JOB:
Please print exactly the lines below, from the start of the material up to and including the line with "var height = 767;", but none of the pictures.

------ MATERIAL

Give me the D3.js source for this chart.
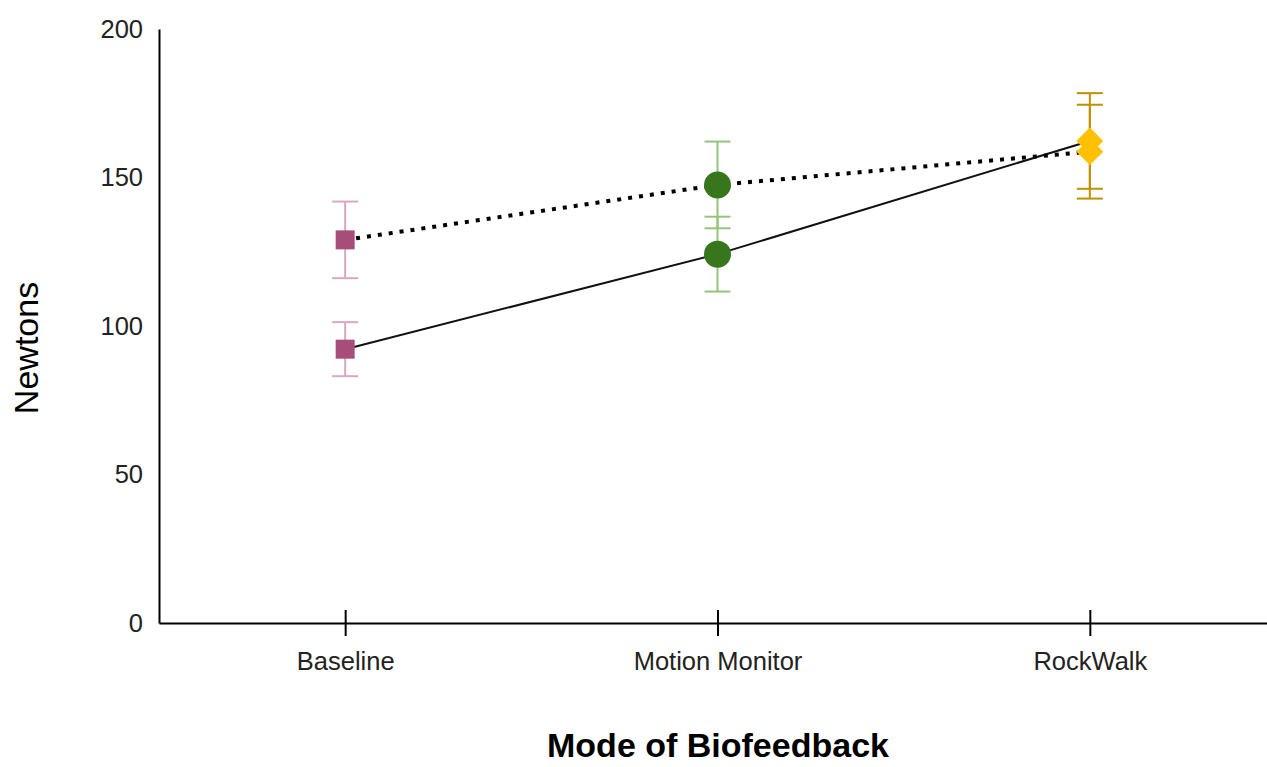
<html>
<head>
<script src="https://d3js.org/d3.v7.min.js"></script>
<style>
body { margin: 0; background: #fff; }
text { font-family: 'Liberation Sans', Arial, sans-serif; }
</style>
</head>
<body>
<svg></svg>
<script>

var width = 1267;
var height = 767;

// chart values
var modes = ["Baseline", "Motion Monitor", "RockWalk"];
var solidMeans = [92.2, 124.2, 162.3];
var solidErrors = [9.1, 12.6, 16.1];
var dottedMeans = [129.0, 147.5, 158.7];
var dottedErrors = [12.9, 14.6, 15.8];
var yTicks = [0, 50, 100, 150, 200];

var markerFill = ["#a64d79", "#38761d", "#ffc000"];
var errorColor = ["#d9a7c0", "#93c47d", "#bf9000"];
var markerShape = [d3.symbolSquare, d3.symbolCircle, d3.symbolSquare];
var markerArea = [19 * 19, Math.PI * 13.5 * 13.5, 19 * 19];
var markerRotate = [0, 0, 45];

var fontFamily = "'Liberation Sans', Arial, sans-serif";

var svg = d3.select("svg").attr("width", width).attr("height", height);

var xScale = d3.scalePoint()
	.domain(modes)
	.range([159, 1276])
	.padding(0.5);
var yScale = d3.scaleLinear()
	.domain([0, 200])
	.range([623, 29]);

// axes
var xAxis = svg.append("g")
	.attr("transform", "translate(0," + yScale(0) + ")")
	.call(d3.axisBottom(xScale).tickSizeInner(13).tickSizeOuter(0).tickPadding(16));
xAxis.select(".domain").attr("stroke", "#000").attr("stroke-width", 2);
xAxis.selectAll(".tick line").attr("stroke", "#000").attr("stroke-width", 2).attr("y1", -13);
xAxis.selectAll(".tick text").attr("font-size", 25.5).attr("fill", "#222")
	.style("font-family", fontFamily);

var yAxis = svg.append("g")
	.attr("transform", "translate(159,0)")
	.call(d3.axisLeft(yScale).tickValues(yTicks).tickSize(0).tickSizeOuter(0).tickPadding(16));
yAxis.select(".domain").attr("stroke", "#000").attr("stroke-width", 2);
yAxis.selectAll(".tick text").attr("font-size", 25.5).attr("fill", "#222")
	.style("font-family", fontFamily);

// axis titles
svg.append("text")
	.attr("x", 718).attr("y", 757)
	.attr("text-anchor", "middle")
	.attr("font-size", 34).attr("font-weight", "bold").attr("fill", "#000")
	.text("Mode of Biofeedback");

svg.append("text")
	.attr("transform", "translate(38,348) rotate(-90)")
	.attr("text-anchor", "middle")
	.attr("font-size", 34).attr("fill", "#000")
	.text("Newtons");

// error bars
function drawErrors(means, errors) {
	var g = svg.append("g");
	modes.forEach(function (m, i) {
		var x = xScale(m);
		var lo = yScale(means[i] - errors[i]);
		var hi = yScale(means[i] + errors[i]);
		g.append("line").attr("x1", x).attr("x2", x).attr("y1", lo).attr("y2", hi)
			.attr("stroke", errorColor[i]).attr("stroke-width", 2);
		[lo, hi].forEach(function (y) {
			g.append("line").attr("x1", x - 13).attr("x2", x + 13).attr("y1", y).attr("y2", y)
				.attr("stroke", errorColor[i]).attr("stroke-width", 2);
		});
	});
}
drawErrors(solidMeans, solidErrors);
drawErrors(dottedMeans, dottedErrors);

// lines
var line = d3.line()
	.x(function (d, i) { return xScale(modes[i]); })
	.y(function (d) { return yScale(d); });

svg.append("path").datum(solidMeans)
	.attr("d", line).attr("fill", "none")
	.attr("stroke", "#111").attr("stroke-width", 2);

svg.append("path").datum(dottedMeans)
	.attr("d", line).attr("fill", "none")
	.attr("stroke", "#000").attr("stroke-width", 4)
	.attr("stroke-dasharray", "4,7");

// markers
function drawMarkers(means) {
	svg.append("g").selectAll("path").data(means).enter().append("path")
		.attr("transform", function (d, i) {
			return "translate(" + xScale(modes[i]) + "," + yScale(d) + ") rotate(" + markerRotate[i] + ")";
		})
		.attr("d", function (d, i) { return d3.symbol().type(markerShape[i]).size(markerArea[i])(); })
		.attr("fill", function (d, i) { return markerFill[i]; });
}
drawMarkers(solidMeans);
drawMarkers(dottedMeans);

</script>
</body>
</html>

------------

ANSWER FOR THIS EXERCISE:
Give me the D3.js source for this chart.
<html>
<head>
<script src="https://d3js.org/d3.v7.min.js"></script>
<style>
body { margin: 0; background: #fff; }
text { font-family: 'Liberation Sans', Arial, sans-serif; }
</style>
</head>
<body>
<svg></svg>
<script>

var width = 1267;
var height = 767;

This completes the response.